GIVEN EXERCISE
Extract the lines from the start through the line that holds "width=1.4pt] (hl) -- (hr);", both included, omitting all images.
===============
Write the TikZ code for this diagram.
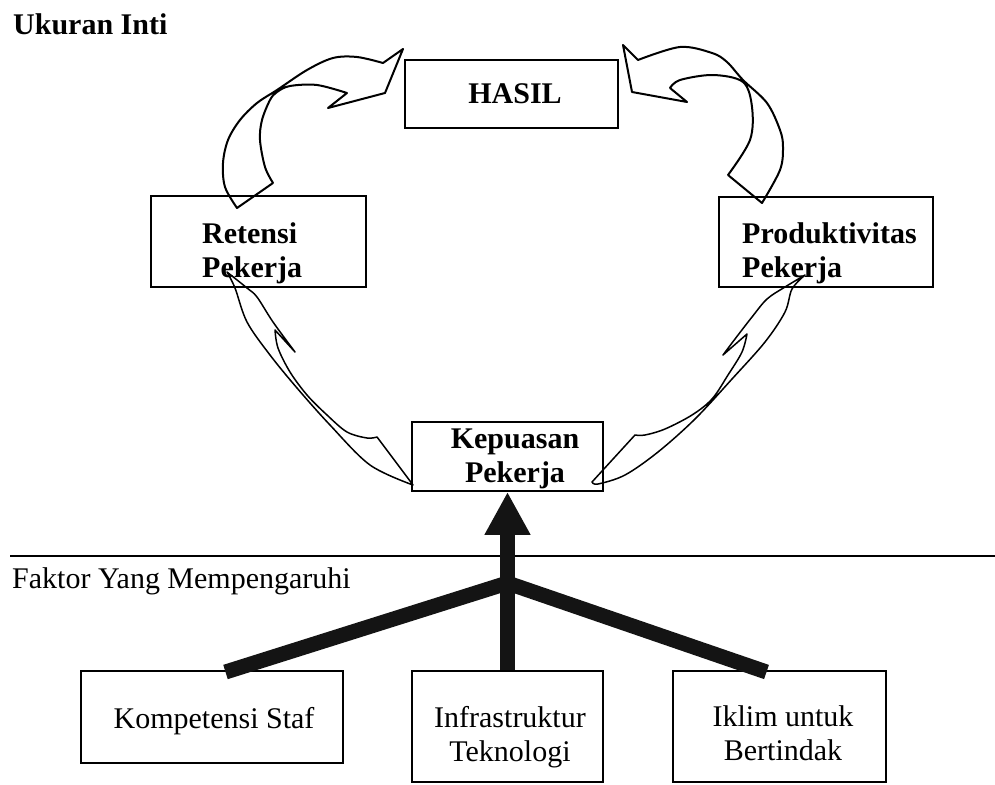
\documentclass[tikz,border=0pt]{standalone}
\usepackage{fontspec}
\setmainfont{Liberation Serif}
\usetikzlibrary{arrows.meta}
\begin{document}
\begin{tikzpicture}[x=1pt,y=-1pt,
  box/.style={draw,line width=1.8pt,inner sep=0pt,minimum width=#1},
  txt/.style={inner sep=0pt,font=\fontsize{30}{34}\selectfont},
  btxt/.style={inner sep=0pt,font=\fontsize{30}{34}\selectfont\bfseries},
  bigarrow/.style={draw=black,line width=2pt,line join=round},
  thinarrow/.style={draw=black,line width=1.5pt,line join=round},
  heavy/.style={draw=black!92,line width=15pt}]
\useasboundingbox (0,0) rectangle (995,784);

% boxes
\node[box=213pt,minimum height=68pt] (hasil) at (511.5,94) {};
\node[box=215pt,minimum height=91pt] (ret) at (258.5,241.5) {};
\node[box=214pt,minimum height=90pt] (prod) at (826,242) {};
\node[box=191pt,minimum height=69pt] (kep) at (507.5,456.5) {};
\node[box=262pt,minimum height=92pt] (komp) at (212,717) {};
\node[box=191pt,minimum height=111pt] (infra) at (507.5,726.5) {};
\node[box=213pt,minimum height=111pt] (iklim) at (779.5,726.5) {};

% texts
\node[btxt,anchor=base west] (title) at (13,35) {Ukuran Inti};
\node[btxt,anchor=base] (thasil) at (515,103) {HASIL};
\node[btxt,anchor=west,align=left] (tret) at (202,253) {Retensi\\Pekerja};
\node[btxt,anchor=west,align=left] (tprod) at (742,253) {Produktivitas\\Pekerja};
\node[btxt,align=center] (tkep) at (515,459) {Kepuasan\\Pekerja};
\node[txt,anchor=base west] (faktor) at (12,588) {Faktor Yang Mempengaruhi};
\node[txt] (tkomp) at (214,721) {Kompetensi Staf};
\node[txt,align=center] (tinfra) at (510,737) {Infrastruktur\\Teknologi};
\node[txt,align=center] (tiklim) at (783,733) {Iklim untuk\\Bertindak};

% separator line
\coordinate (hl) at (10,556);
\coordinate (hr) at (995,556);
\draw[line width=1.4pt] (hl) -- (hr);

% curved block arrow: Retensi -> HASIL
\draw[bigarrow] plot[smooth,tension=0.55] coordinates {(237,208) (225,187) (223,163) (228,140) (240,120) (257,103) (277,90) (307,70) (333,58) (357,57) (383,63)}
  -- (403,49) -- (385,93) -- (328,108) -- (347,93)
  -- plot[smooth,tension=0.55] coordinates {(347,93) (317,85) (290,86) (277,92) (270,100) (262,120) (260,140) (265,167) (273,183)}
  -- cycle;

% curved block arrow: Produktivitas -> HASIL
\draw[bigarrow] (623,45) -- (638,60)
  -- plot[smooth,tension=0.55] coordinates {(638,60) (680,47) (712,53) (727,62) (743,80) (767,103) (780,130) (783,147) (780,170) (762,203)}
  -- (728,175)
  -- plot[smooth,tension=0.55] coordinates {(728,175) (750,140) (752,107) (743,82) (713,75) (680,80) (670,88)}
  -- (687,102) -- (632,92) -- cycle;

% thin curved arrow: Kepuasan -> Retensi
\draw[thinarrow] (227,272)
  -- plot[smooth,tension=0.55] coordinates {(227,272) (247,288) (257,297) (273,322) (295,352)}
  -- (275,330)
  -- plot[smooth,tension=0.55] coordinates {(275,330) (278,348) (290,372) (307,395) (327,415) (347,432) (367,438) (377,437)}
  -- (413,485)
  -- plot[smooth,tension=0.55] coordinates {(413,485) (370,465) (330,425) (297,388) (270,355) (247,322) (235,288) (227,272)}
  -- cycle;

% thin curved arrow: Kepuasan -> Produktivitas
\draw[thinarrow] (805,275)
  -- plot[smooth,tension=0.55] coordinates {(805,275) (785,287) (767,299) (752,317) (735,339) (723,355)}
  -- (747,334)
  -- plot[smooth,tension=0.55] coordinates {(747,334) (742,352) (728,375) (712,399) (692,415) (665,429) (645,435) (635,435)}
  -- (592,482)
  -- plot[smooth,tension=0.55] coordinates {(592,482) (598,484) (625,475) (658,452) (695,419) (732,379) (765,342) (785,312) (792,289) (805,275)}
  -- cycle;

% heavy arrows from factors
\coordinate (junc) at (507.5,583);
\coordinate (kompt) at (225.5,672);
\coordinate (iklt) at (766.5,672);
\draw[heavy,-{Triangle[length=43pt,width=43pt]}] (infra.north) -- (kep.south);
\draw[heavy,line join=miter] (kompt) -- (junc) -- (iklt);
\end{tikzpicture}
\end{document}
===============
RESPONSE TO THE TASK
Write the TikZ code for this diagram.
\documentclass[tikz,border=0pt]{standalone}
\usepackage{fontspec}
\setmainfont{Liberation Serif}
\usetikzlibrary{arrows.meta}
\begin{document}
\begin{tikzpicture}[x=1pt,y=-1pt,
  box/.style={draw,line width=1.8pt,inner sep=0pt,minimum width=#1},
  txt/.style={inner sep=0pt,font=\fontsize{30}{34}\selectfont},
  btxt/.style={inner sep=0pt,font=\fontsize{30}{34}\selectfont\bfseries},
  bigarrow/.style={draw=black,line width=2pt,line join=round},
  thinarrow/.style={draw=black,line width=1.5pt,line join=round},
  heavy/.style={draw=black!92,line width=15pt}]
\useasboundingbox (0,0) rectangle (995,784);

% boxes
\node[box=213pt,minimum height=68pt] (hasil) at (511.5,94) {};
\node[box=215pt,minimum height=91pt] (ret) at (258.5,241.5) {};
\node[box=214pt,minimum height=90pt] (prod) at (826,242) {};
\node[box=191pt,minimum height=69pt] (kep) at (507.5,456.5) {};
\node[box=262pt,minimum height=92pt] (komp) at (212,717) {};
\node[box=191pt,minimum height=111pt] (infra) at (507.5,726.5) {};
\node[box=213pt,minimum height=111pt] (iklim) at (779.5,726.5) {};

% texts
\node[btxt,anchor=base west] (title) at (13,35) {Ukuran Inti};
\node[btxt,anchor=base] (thasil) at (515,103) {HASIL};
\node[btxt,anchor=west,align=left] (tret) at (202,253) {Retensi\\Pekerja};
\node[btxt,anchor=west,align=left] (tprod) at (742,253) {Produktivitas\\Pekerja};
\node[btxt,align=center] (tkep) at (515,459) {Kepuasan\\Pekerja};
\node[txt,anchor=base west] (faktor) at (12,588) {Faktor Yang Mempengaruhi};
\node[txt] (tkomp) at (214,721) {Kompetensi Staf};
\node[txt,align=center] (tinfra) at (510,737) {Infrastruktur\\Teknologi};
\node[txt,align=center] (tiklim) at (783,733) {Iklim untuk\\Bertindak};

% separator line
\coordinate (hl) at (10,556);
\coordinate (hr) at (995,556);
\draw[line width=1.4pt] (hl) -- (hr);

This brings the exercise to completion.